Over 25 years ago, I was working for United Airlines as a young safety professional. It was there where I first learned the importance of employee involvement and engagement. If we left people out of an important safety-related process - shame on us. And it was at United where I first learned the depth and breadth of getting people directly involved in improving safety and reducing related losses. What great experiences I had there!
Influencing attitudes and actions is really important but it’s even more important to first capture the hearts and minds of your workers. And it needs to start by improving the work environment – the materials, tools, equipment, and facilities. At times, I believe we leave some of this out because it seems so mundane and simple. Maybe even a little boring. However, I believe these are critically important components of our cultures that have to be continually addressed and improved.
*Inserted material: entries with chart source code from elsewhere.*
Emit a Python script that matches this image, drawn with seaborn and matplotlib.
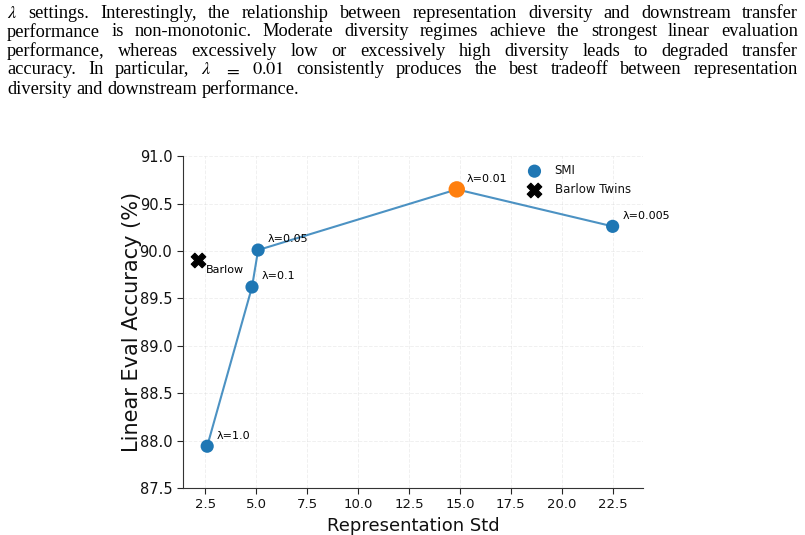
import matplotlib
matplotlib.use("Agg")
import matplotlib.pyplot as plt
import seaborn as sns
import pandas as pd

# data
lambdas = ["λ=1.0", "λ=0.1", "λ=0.05", "λ=0.01", "λ=0.005"]
rep_std = [2.6, 4.8, 5.1, 14.85, 22.5]
lin_acc = [87.94, 89.62, 90.01, 90.65, 90.26]
barlow_std = [2.15]
barlow_acc = [89.91]

para_lines = [
    r"$\lambda$ settings. Interestingly, the relationship between representation diversity and downstream transfer",
    "performance is non-monotonic. Moderate diversity regimes achieve the strongest linear evaluation",
    "performance, whereas excessively low or excessively high diversity leads to degraded transfer",
    r"accuracy. In particular, $\lambda$ $=$ $0.01$ consistently produces the best tradeoff between representation",
    "diversity and downstream performance.",
]

sns.set_style("white")
plt.rcParams["font.family"] = ["DejaVu Sans"]
plt.rcParams["mathtext.fontset"] = "stix"

fig = plt.figure(figsize=(8.05, 5.35), dpi=100)
ax = fig.add_axes([0.227, 0.088, 0.572, 0.62])

df = pd.DataFrame({"std": rep_std, "acc": lin_acc, "lam": lambdas})
sns.lineplot(data=df, x="std", y="acc", sort=False, color="#1f77b4", alpha=0.8,
             linewidth=1.5, ax=ax)
sns.scatterplot(data=df, x="std", y="acc", color="#1f77b4", s=90, edgecolor="none",
                ax=ax, label="SMI", zorder=3)
best = df[df["lam"] == "λ=0.01"]
sns.scatterplot(data=best, x="std", y="acc", color="#ff7f0e", s=140, edgecolor="none",
                ax=ax, zorder=4)
sns.scatterplot(x=barlow_std, y=barlow_acc, marker="X", color="black", s=110,
                edgecolor="black", ax=ax, label="Barlow Twins", zorder=3)

for x, y, t in zip(rep_std, lin_acc, lambdas):
    ax.annotate(t, (x, y), xytext=(7, 4), textcoords="offset points",
                fontsize=8, va="bottom", ha="left", color="black")
ax.annotate("Barlow", (barlow_std[0], barlow_acc[0]), xytext=(6, -4),
            textcoords="offset points", fontsize=8, va="top", ha="left", color="black")

ax.set_xlim(1.4, 24.0)
ax.set_ylim(87.5, 91.0)
ax.set_xticks([2.5, 5, 7.5, 10, 12.5, 15, 17.5, 20, 22.5])
ax.set_yticks([87.5, 88, 88.5, 89, 89.5, 90, 90.5, 91])
ax.xaxis.set_major_formatter(matplotlib.ticker.FormatStrFormatter("%.1f"))
ax.yaxis.set_major_formatter(matplotlib.ticker.FormatStrFormatter("%.1f"))
ax.tick_params(axis="both", length=4, left=True, bottom=True, labelcolor="#111111")
ax.tick_params(axis="x", labelsize=9.5)
ax.tick_params(axis="y", labelsize=10.5)
ax.set_xlabel("Representation Std", fontsize=13, color="#111111")
ax.set_ylabel("Linear Eval Accuracy (%)", fontsize=15, color="#111111")
ax.yaxis.set_label_coords(-0.088, 0.5)
ax.grid(True, linestyle="--", alpha=0.3, linewidth=0.7)
sns.despine(ax=ax)
for s in ["left", "bottom"]:
    ax.spines[s].set_color("#333333")

ax.legend(loc="upper left", bbox_to_anchor=(0.728, 0.99), frameon=False, fontsize=8.5,
          handletextpad=0.7, borderaxespad=0.0, labelcolor="#111111")

# justified paragraph on top
renderer = fig.canvas.get_renderer()
left_px, right_px = 7, 798
W, H = fig.bbox.width, fig.bbox.height

probe = [fig.text(0, 0, l, fontsize=10, family="Liberation Serif") for l in para_lines[:-1]]
natural = max(t.get_window_extent(renderer).width for t in probe)
for t in probe:
    t.remove()
fs = 0.92 * 10 * (right_px - left_px) / natural

y0 = 13
step = 19
for i, line in enumerate(para_lines):
    words = line.split(" ")
    ypos = 1 - (y0 + i * step) / H
    texts = [fig.text(0, ypos, w, fontsize=fs, family="Liberation Serif", va="center",
                      color="black")
             for w in words]
    widths = [t.get_window_extent(renderer).width for t in texts]
    if i < len(para_lines) - 1:
        gap = (right_px - left_px - sum(widths)) / (len(words) - 1)
    else:
        gap = fs * 100 / 72 * 0.25
    x = left_px
    for t, w in zip(texts, widths):
        t.set_x(x / W)
        x += w + gap

fig.savefig("out.png", dpi=100)
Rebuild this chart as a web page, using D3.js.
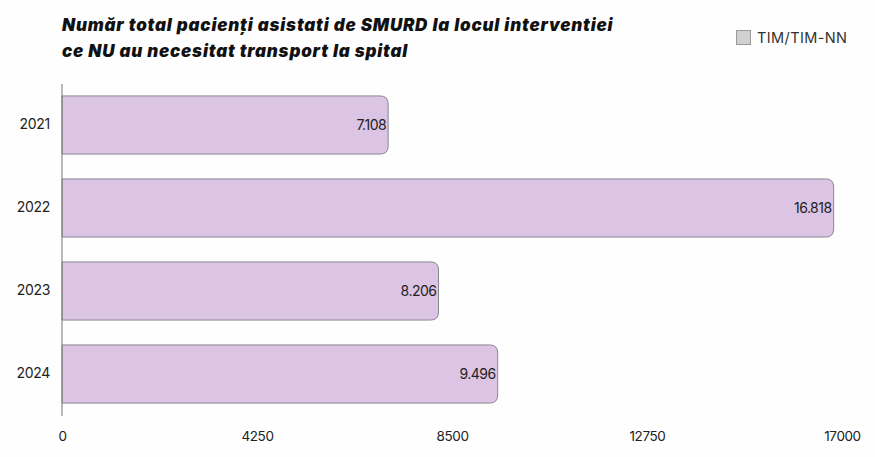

Here’s a few simple and straightforward ways to get your associates and end-users involved and engaged in ongoing safety improvement that will make an impact.
1. Involve workers as early as possible in the specification and review processes so that safety can be built-into materials, tools, equipment, and facilities.
2. Ensure safety professionals, operations personnel, key stakeholders, and the workers “maintain a seat at the table” so appropriate voices can be heard and timely actions can be taken.
3. Communicate discrepancies or revisions in design and specification processes so that questions that might surface later can be addressed in open and honest ways.
4. Help everyone understand the failure history of particular equipment, components, tools, and how those failure histories will be controlled or eliminated.
5. Educate and involve workers in human factors and ergonomic measures that will make the job more productive and safer.
6. Involve workers in near-miss reporting, hazard reviews and identification of those hazards for appropriate abatement or elimination.
7. Follow-up and correct hazards or specification issues as quickly as possible. Communicate your proposed actions and timelines, especially if a given process is protracted.
If you aren’t consistently getting workers and end-users involved in improving facilities, tools, and equipment, you’re losing out on a great opportunity to advance safety and to build trust.
Build safety into your work as early as possible. Abate hazards and concerns quickly because the downward slope from apathy to cynicism is a steep one. And it’s cynicism that forms a substantial barrier to the kinds of trust your organization will always need to maintain its traction.